Monitoring my linux and macOS systems
With Prometheus And Grafana now chugging along on the NAS, I turned to my 2 Ubuntu servers and my 2 Mac systems. I installed Node Exporter on all the systems and then updated the prometheus.yml
file on the NAS to include the new hosts.
- job_name: 'ubuntu-systems'
scrape_interval: 10s
static_configs:
- targets: ['192.168.86.56:9100', '192.168.86.60:9100']
- job_name: 'macos-systems'
scrape_interval: 10s
static_configs:
- targets: ['192.168.86.24:9100', '192.168.86.40:9100']
You may need to restart the Prometheus container on the NAS to pick up the updated config file.
I am building a few rudimentary dashboards to get the query syntax down, but to get a more comprehensive view of the hosts while I up my skills, I also imported the Node Exporter Full dashboard.
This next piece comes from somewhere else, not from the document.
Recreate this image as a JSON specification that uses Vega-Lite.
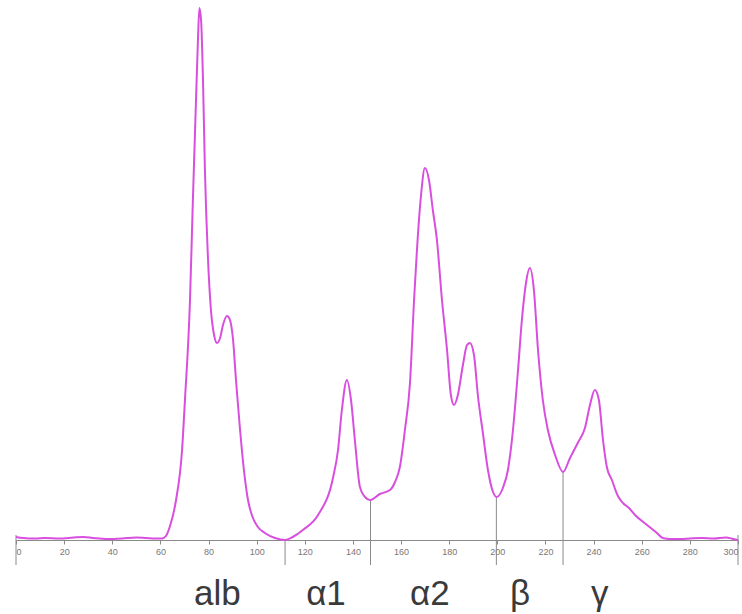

Monitoring homelab services
I settled on Uptime Kuma as my status and service tracker. It is configured to monitor the status of the docker containers on the NAS and 2 ubuntu servers as well as local services like Jellyfin, postgres, and some of my external sites. I set up alerting for some of the services using Discord webhooks and can now respond a lot quicker when something is amiss.
Next steps
- Grafana also supports Discord webhooks as an alerting mechanism but I want to spend some time trying to determine which metrics make sense to alert on and customizing the alert message template to allow for interaction.
- Install and configure
rsnapshot
on the Ubuntu servers to backup to the NAS daily and weekly with a 6 month retention scheme.